** start of Supplied data **

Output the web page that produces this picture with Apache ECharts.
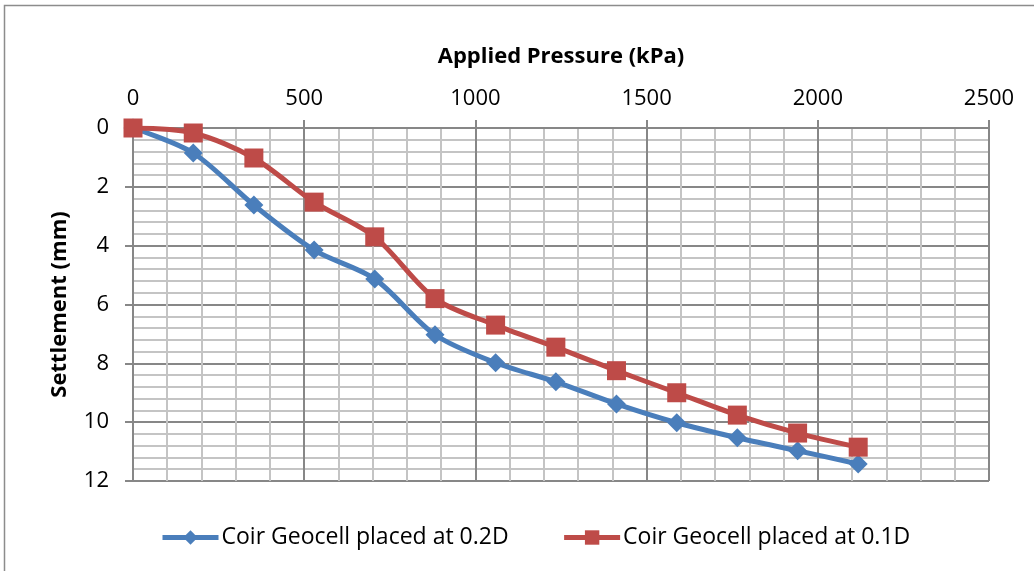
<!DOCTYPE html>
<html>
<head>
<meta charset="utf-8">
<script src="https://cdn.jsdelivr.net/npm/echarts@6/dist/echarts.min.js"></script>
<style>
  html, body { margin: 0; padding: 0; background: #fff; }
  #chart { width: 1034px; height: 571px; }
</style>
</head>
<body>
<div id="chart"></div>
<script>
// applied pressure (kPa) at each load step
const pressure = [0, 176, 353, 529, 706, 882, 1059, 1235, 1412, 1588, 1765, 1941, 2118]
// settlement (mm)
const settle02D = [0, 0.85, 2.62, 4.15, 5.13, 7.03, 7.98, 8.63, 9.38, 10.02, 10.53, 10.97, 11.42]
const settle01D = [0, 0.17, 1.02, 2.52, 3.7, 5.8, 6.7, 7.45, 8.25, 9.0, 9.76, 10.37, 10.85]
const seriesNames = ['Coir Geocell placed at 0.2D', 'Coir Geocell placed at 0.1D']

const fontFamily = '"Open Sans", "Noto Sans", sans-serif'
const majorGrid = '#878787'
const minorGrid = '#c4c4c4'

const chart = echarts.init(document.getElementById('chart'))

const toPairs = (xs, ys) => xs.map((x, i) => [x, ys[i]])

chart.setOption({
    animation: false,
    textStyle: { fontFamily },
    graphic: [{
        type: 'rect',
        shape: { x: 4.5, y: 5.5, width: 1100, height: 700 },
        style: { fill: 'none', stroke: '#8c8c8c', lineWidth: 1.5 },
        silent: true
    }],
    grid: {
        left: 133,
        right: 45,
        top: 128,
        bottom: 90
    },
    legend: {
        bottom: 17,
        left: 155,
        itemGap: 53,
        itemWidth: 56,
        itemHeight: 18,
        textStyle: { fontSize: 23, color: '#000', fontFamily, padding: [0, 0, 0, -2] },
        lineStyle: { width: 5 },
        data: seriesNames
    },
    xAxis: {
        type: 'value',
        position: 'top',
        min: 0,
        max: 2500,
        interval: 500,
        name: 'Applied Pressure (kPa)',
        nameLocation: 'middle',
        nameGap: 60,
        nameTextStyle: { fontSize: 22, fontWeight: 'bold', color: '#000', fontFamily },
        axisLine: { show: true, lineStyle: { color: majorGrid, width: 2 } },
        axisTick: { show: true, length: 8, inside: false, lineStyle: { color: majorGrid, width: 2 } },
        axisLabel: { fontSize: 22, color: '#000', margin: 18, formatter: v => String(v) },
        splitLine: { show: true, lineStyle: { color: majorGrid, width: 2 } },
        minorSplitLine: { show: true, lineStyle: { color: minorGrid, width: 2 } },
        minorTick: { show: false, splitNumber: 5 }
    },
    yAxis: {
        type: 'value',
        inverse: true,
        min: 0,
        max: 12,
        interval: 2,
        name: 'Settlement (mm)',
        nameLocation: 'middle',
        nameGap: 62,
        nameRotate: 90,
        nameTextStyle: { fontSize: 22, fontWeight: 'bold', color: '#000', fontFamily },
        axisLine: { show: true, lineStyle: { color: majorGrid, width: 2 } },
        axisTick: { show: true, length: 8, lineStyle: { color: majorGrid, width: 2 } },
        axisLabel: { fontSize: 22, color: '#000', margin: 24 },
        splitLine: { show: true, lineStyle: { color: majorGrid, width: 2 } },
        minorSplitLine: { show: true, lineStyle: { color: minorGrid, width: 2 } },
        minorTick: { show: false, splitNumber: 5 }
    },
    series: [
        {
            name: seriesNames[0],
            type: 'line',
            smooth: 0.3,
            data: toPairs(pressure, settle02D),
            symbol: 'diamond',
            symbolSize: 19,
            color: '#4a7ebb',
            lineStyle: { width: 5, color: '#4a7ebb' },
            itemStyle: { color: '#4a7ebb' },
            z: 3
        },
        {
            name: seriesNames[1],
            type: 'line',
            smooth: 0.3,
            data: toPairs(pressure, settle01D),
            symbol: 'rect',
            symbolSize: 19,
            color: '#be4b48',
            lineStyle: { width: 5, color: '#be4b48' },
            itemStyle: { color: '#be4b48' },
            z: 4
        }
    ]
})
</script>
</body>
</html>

** end of Supplied data **

Work to be completed -
Without including any pictures, reproduce the listing exactly.

Exercise result -
Output the web page that produces this picture with Apache ECharts.
<!DOCTYPE html>
<html>
<head>
<meta charset="utf-8">
<script src="https://cdn.jsdelivr.net/npm/echarts@6/dist/echarts.min.js"></script>
<style>
  html, body { margin: 0; padding: 0; background: #fff; }
  #chart { width: 1034px; height: 571px; }
</style>
</head>
<body>
<div id="chart"></div>
<script>
// applied pressure (kPa) at each load step
const pressure = [0, 176, 353, 529, 706, 882, 1059, 1235, 1412, 1588, 1765, 1941, 2118]
// settlement (mm)
const settle02D = [0, 0.85, 2.62, 4.15, 5.13, 7.03, 7.98, 8.63, 9.38, 10.02, 10.53, 10.97, 11.42]
const settle01D = [0, 0.17, 1.02, 2.52, 3.7, 5.8, 6.7, 7.45, 8.25, 9.0, 9.76, 10.37, 10.85]
const seriesNames = ['Coir Geocell placed at 0.2D', 'Coir Geocell placed at 0.1D']

const fontFamily = '"Open Sans", "Noto Sans", sans-serif'
const majorGrid = '#878787'
const minorGrid = '#c4c4c4'

const chart = echarts.init(document.getElementById('chart'))

const toPairs = (xs, ys) => xs.map((x, i) => [x, ys[i]])

chart.setOption({
    animation: false,
    textStyle: { fontFamily },
    graphic: [{
        type: 'rect',
        shape: { x: 4.5, y: 5.5, width: 1100, height: 700 },
        style: { fill: 'none', stroke: '#8c8c8c', lineWidth: 1.5 },
        silent: true
    }],
    grid: {
        left: 133,
        right: 45,
        top: 128,
        bottom: 90
    },
    legend: {
        bottom: 17,
        left: 155,
        itemGap: 53,
        itemWidth: 56,
        itemHeight: 18,
        textStyle: { fontSize: 23, color: '#000', fontFamily, padding: [0, 0, 0, -2] },
        lineStyle: { width: 5 },
        data: seriesNames
    },
    xAxis: {
        type: 'value',
        position: 'top',
        min: 0,
        max: 2500,
        interval: 500,
        name: 'Applied Pressure (kPa)',
        nameLocation: 'middle',
        nameGap: 60,
        nameTextStyle: { fontSize: 22, fontWeight: 'bold', color: '#000', fontFamily },
        axisLine: { show: true, lineStyle: { color: majorGrid, width: 2 } },
        axisTick: { show: true, length: 8, inside: false, lineStyle: { color: majorGrid, width: 2 } },
        axisLabel: { fontSize: 22, color: '#000', margin: 18, formatter: v => String(v) },
        splitLine: { show: true, lineStyle: { color: majorGrid, width: 2 } },
        minorSplitLine: { show: true, lineStyle: { color: minorGrid, width: 2 } },
        minorTick: { show: false, splitNumber: 5 }
    },
    yAxis: {
        type: 'value',
        inverse: true,
        min: 0,
        max: 12,
        interval: 2,
        name: 'Settlement (mm)',
        nameLocation: 'middle',
        nameGap: 62,
        nameRotate: 90,
        nameTextStyle: { fontSize: 22, fontWeight: 'bold', color: '#000', fontFamily },
        axisLine: { show: true, lineStyle: { color: majorGrid, width: 2 } },
        axisTick: { show: true, length: 8, lineStyle: { color: majorGrid, width: 2 } },
        axisLabel: { fontSize: 22, color: '#000', margin: 24 },
        splitLine: { show: true, lineStyle: { color: majorGrid, width: 2 } },
        minorSplitLine: { show: true, lineStyle: { color: minorGrid, width: 2 } },
        minorTick: { show: false, splitNumber: 5 }
    },
    series: [
        {
            name: seriesNames[0],
            type: 'line',
            smooth: 0.3,
            data: toPairs(pressure, settle02D),
            symbol: 'diamond',
            symbolSize: 19,
            color: '#4a7ebb',
            lineStyle: { width: 5, color: '#4a7ebb' },
            itemStyle: { color: '#4a7ebb' },
            z: 3
        },
        {
            name: seriesNames[1],
            type: 'line',
            smooth: 0.3,
            data: toPairs(pressure, settle01D),
            symbol: 'rect',
            symbolSize: 19,
            color: '#be4b48',
            lineStyle: { width: 5, color: '#be4b48' },
            itemStyle: { color: '#be4b48' },
            z: 4
        }
    ]
})
</script>
</body>
</html>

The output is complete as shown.